** START SUPPLIED DATA **

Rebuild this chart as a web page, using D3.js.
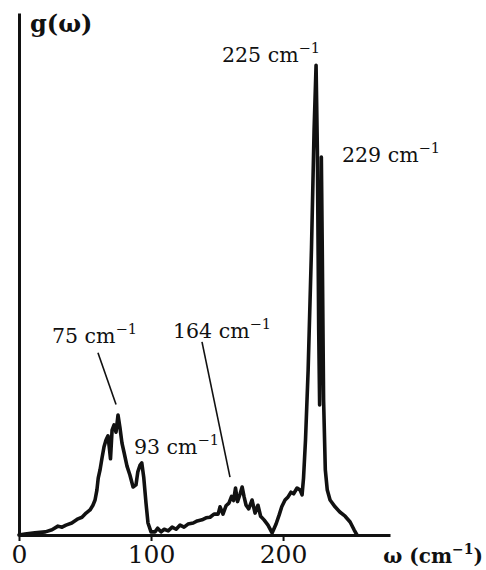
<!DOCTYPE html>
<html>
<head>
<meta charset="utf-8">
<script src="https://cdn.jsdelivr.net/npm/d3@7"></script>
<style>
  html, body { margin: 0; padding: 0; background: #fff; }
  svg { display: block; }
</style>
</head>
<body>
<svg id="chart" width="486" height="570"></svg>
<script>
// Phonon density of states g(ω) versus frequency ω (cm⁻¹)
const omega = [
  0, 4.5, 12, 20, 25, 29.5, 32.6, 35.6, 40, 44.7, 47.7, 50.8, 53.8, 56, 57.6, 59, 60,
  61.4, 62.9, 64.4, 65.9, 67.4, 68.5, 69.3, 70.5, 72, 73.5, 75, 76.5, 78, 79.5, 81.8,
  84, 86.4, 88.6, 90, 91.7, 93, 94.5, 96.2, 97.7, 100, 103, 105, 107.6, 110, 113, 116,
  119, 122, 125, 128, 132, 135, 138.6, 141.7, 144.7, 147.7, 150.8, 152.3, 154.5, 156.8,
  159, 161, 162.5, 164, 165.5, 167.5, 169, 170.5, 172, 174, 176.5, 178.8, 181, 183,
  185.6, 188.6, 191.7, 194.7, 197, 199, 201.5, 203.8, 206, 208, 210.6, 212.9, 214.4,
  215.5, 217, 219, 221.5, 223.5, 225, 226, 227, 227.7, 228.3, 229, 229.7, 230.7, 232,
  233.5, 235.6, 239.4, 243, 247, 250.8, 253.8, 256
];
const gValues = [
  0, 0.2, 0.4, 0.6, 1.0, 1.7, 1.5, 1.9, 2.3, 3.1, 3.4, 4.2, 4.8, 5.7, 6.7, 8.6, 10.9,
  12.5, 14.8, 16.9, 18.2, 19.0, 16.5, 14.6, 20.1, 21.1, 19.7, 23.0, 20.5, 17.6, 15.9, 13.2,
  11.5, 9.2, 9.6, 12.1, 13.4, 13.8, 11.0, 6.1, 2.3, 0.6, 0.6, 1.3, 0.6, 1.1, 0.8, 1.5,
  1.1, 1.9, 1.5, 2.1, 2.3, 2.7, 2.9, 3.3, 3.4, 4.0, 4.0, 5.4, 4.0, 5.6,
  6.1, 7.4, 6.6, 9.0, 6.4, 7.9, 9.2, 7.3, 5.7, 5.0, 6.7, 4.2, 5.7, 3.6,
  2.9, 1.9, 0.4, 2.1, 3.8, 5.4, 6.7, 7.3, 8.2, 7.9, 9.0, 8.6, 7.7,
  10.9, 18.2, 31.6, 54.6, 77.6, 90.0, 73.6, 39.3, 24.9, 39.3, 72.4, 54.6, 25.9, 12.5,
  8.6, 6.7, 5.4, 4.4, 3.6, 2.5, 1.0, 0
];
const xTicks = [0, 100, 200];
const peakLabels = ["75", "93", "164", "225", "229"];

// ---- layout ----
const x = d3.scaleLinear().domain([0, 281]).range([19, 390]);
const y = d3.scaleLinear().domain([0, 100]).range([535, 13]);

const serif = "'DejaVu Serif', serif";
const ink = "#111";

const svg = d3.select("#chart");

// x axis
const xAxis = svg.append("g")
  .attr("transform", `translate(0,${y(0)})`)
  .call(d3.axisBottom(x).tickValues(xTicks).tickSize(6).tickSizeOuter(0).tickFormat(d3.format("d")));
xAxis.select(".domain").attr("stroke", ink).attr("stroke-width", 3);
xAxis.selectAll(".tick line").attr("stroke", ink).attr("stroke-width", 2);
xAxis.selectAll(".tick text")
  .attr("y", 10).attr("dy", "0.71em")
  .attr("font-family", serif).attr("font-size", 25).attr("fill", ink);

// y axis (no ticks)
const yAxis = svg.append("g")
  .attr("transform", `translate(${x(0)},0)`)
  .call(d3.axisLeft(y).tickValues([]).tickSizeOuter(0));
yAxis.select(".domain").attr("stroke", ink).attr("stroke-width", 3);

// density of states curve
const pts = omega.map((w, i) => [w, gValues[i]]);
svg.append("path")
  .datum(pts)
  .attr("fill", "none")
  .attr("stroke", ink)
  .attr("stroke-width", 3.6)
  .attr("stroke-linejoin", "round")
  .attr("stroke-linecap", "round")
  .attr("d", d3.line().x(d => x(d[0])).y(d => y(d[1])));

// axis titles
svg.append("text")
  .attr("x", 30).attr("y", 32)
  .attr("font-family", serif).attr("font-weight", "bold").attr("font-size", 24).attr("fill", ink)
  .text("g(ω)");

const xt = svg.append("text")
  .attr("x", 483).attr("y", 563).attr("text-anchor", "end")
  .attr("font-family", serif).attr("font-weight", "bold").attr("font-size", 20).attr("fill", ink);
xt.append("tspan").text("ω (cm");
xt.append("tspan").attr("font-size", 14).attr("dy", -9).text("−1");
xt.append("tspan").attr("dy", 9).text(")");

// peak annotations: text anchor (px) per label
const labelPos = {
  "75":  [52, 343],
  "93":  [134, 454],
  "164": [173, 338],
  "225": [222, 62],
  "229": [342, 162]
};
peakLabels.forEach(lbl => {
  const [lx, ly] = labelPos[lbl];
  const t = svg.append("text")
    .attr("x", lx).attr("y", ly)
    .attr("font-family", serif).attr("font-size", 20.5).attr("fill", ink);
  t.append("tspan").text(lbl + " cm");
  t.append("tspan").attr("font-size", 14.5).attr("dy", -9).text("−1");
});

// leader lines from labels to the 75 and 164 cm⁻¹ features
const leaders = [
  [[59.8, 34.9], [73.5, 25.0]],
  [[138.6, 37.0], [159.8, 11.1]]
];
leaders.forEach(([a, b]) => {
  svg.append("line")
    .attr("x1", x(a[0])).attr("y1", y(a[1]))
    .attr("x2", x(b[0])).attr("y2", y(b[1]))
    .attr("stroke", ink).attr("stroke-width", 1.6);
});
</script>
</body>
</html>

** END SUPPLIED DATA **

TASK BRIEF:
Repeat all of the data above word for word, minus the pictures.

RESULT BELOW:
Rebuild this chart as a web page, using D3.js.
<!DOCTYPE html>
<html>
<head>
<meta charset="utf-8">
<script src="https://cdn.jsdelivr.net/npm/d3@7"></script>
<style>
  html, body { margin: 0; padding: 0; background: #fff; }
  svg { display: block; }
</style>
</head>
<body>
<svg id="chart" width="486" height="570"></svg>
<script>
// Phonon density of states g(ω) versus frequency ω (cm⁻¹)
const omega = [
  0, 4.5, 12, 20, 25, 29.5, 32.6, 35.6, 40, 44.7, 47.7, 50.8, 53.8, 56, 57.6, 59, 60,
  61.4, 62.9, 64.4, 65.9, 67.4, 68.5, 69.3, 70.5, 72, 73.5, 75, 76.5, 78, 79.5, 81.8,
  84, 86.4, 88.6, 90, 91.7, 93, 94.5, 96.2, 97.7, 100, 103, 105, 107.6, 110, 113, 116,
  119, 122, 125, 128, 132, 135, 138.6, 141.7, 144.7, 147.7, 150.8, 152.3, 154.5, 156.8,
  159, 161, 162.5, 164, 165.5, 167.5, 169, 170.5, 172, 174, 176.5, 178.8, 181, 183,
  185.6, 188.6, 191.7, 194.7, 197, 199, 201.5, 203.8, 206, 208, 210.6, 212.9, 214.4,
  215.5, 217, 219, 221.5, 223.5, 225, 226, 227, 227.7, 228.3, 229, 229.7, 230.7, 232,
  233.5, 235.6, 239.4, 243, 247, 250.8, 253.8, 256
];
const gValues = [
  0, 0.2, 0.4, 0.6, 1.0, 1.7, 1.5, 1.9, 2.3, 3.1, 3.4, 4.2, 4.8, 5.7, 6.7, 8.6, 10.9,
  12.5, 14.8, 16.9, 18.2, 19.0, 16.5, 14.6, 20.1, 21.1, 19.7, 23.0, 20.5, 17.6, 15.9, 13.2,
  11.5, 9.2, 9.6, 12.1, 13.4, 13.8, 11.0, 6.1, 2.3, 0.6, 0.6, 1.3, 0.6, 1.1, 0.8, 1.5,
  1.1, 1.9, 1.5, 2.1, 2.3, 2.7, 2.9, 3.3, 3.4, 4.0, 4.0, 5.4, 4.0, 5.6,
  6.1, 7.4, 6.6, 9.0, 6.4, 7.9, 9.2, 7.3, 5.7, 5.0, 6.7, 4.2, 5.7, 3.6,
  2.9, 1.9, 0.4, 2.1, 3.8, 5.4, 6.7, 7.3, 8.2, 7.9, 9.0, 8.6, 7.7,
  10.9, 18.2, 31.6, 54.6, 77.6, 90.0, 73.6, 39.3, 24.9, 39.3, 72.4, 54.6, 25.9, 12.5,
  8.6, 6.7, 5.4, 4.4, 3.6, 2.5, 1.0, 0
];
const xTicks = [0, 100, 200];
const peakLabels = ["75", "93", "164", "225", "229"];

// ---- layout ----
const x = d3.scaleLinear().domain([0, 281]).range([19, 390]);
const y = d3.scaleLinear().domain([0, 100]).range([535, 13]);

const serif = "'DejaVu Serif', serif";
const ink = "#111";

const svg = d3.select("#chart");

// x axis
const xAxis = svg.append("g")
  .attr("transform", `translate(0,${y(0)})`)
  .call(d3.axisBottom(x).tickValues(xTicks).tickSize(6).tickSizeOuter(0).tickFormat(d3.format("d")));
xAxis.select(".domain").attr("stroke", ink).attr("stroke-width", 3);
xAxis.selectAll(".tick line").attr("stroke", ink).attr("stroke-width", 2);
xAxis.selectAll(".tick text")
  .attr("y", 10).attr("dy", "0.71em")
  .attr("font-family", serif).attr("font-size", 25).attr("fill", ink);

// y axis (no ticks)
const yAxis = svg.append("g")
  .attr("transform", `translate(${x(0)},0)`)
  .call(d3.axisLeft(y).tickValues([]).tickSizeOuter(0));
yAxis.select(".domain").attr("stroke", ink).attr("stroke-width", 3);

// density of states curve
const pts = omega.map((w, i) => [w, gValues[i]]);
svg.append("path")
  .datum(pts)
  .attr("fill", "none")
  .attr("stroke", ink)
  .attr("stroke-width", 3.6)
  .attr("stroke-linejoin", "round")
  .attr("stroke-linecap", "round")
  .attr("d", d3.line().x(d => x(d[0])).y(d => y(d[1])));

// axis titles
svg.append("text")
  .attr("x", 30).attr("y", 32)
  .attr("font-family", serif).attr("font-weight", "bold").attr("font-size", 24).attr("fill", ink)
  .text("g(ω)");

const xt = svg.append("text")
  .attr("x", 483).attr("y", 563).attr("text-anchor", "end")
  .attr("font-family", serif).attr("font-weight", "bold").attr("font-size", 20).attr("fill", ink);
xt.append("tspan").text("ω (cm");
xt.append("tspan").attr("font-size", 14).attr("dy", -9).text("−1");
xt.append("tspan").attr("dy", 9).text(")");

// peak annotations: text anchor (px) per label
const labelPos = {
  "75":  [52, 343],
  "93":  [134, 454],
  "164": [173, 338],
  "225": [222, 62],
  "229": [342, 162]
};
peakLabels.forEach(lbl => {
  const [lx, ly] = labelPos[lbl];
  const t = svg.append("text")
    .attr("x", lx).attr("y", ly)
    .attr("font-family", serif).attr("font-size", 20.5).attr("fill", ink);
  t.append("tspan").text(lbl + " cm");
  t.append("tspan").attr("font-size", 14.5).attr("dy", -9).text("−1");
});

// leader lines from labels to the 75 and 164 cm⁻¹ features
const leaders = [
  [[59.8, 34.9], [73.5, 25.0]],
  [[138.6, 37.0], [159.8, 11.1]]
];
leaders.forEach(([a, b]) => {
  svg.append("line")
    .attr("x1", x(a[0])).attr("y1", y(a[1]))
    .attr("x2", x(b[0])).attr("y2", y(b[1]))
    .attr("stroke", ink).attr("stroke-width", 1.6);
});
</script>
</body>
</html>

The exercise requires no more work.